Hacker News new | ask | show | jobs
by mqus 1035 days ago
In the regular testsuite (think CI) you want to have predictable results. Doing them again and again on the same code should give the same results so you can properly see with which code change things got wrong. Maybe it's simpler to explain it the other way around, for every new path your fuzzer(or other randomized test) tests, it also doesn't test a path it tested in a previous run and you probably want to add the failing paths it found to your regular test suite.

Don't get me wrong, we should have more randomization, but it's not good everywhere, which might explain why we don't have as much of it.

4 comments

it's rather easy to have both randomness and reproducibility, though:

generate a random seed, log it, then create an RNG using that "random, but recorded" seed. make sure all randomness used in the test flows from that explicitly-seeded RNG.

then, have an escape hatch where if a seed is provided as an environment variable, it will use that instead of generating one.

if you have a failure occur, you can always re-run with the same seed as a way to reproduce the failure (assuming it was indeed caused by that random seed and not some other factor)

depending on how fast the tests are, it may also be possible to run them multiple times with different seeds. for example, your on-every-commit CI run might run once with a hardcoded seed of 42. or it might run once with a hardcoded seed and once with a random seed.

and meanwhile, you might have a nightly test run that runs that same test suite 100 or 1000 times, with a different random seed each time.

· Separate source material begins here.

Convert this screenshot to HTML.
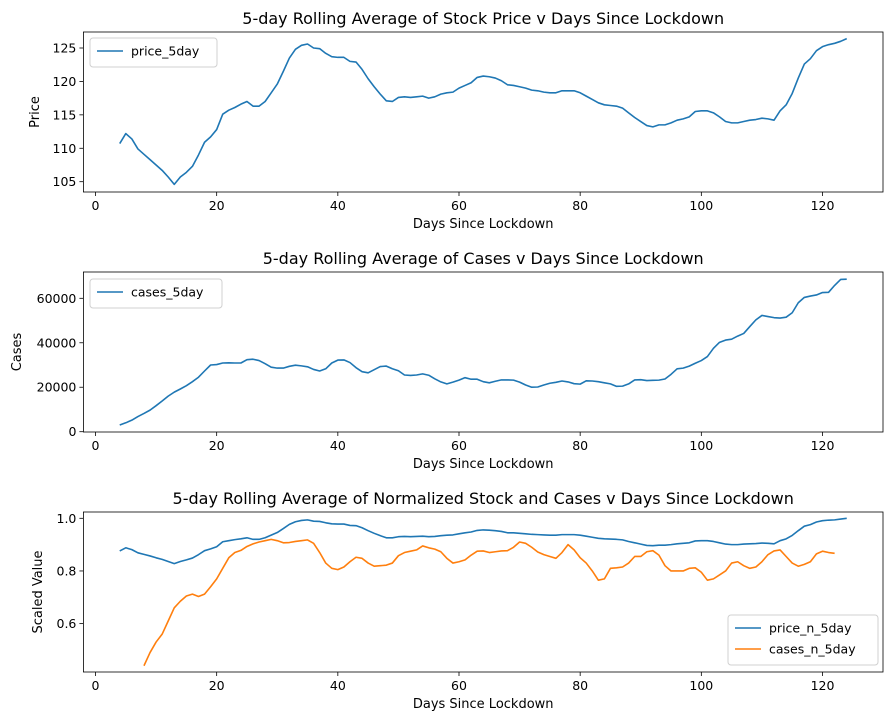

Any half decent fuzzing setup will log what it did prior so you can replay it to the point of failure. This gets a lot harder when you do multiple such runs in parallel.
AFL++ logs the specific input that causes the crash. In theory at least replaying the input ought to trigger the crash reproducibly. (Sometimes not the case if the program has lots of threads or is event driven or otherwise stochastic).
That all true but at some point the combinations of paths explode. It is not possible to write tests for all the combinations then it possible to cover them eventually with some probability. Fuzzing covers more execution path combinations over time.
hypothesis kind of solves this problem by adding each (minimized) failing input to a file and always running it thereafter

this is a little tricky to integrate into ci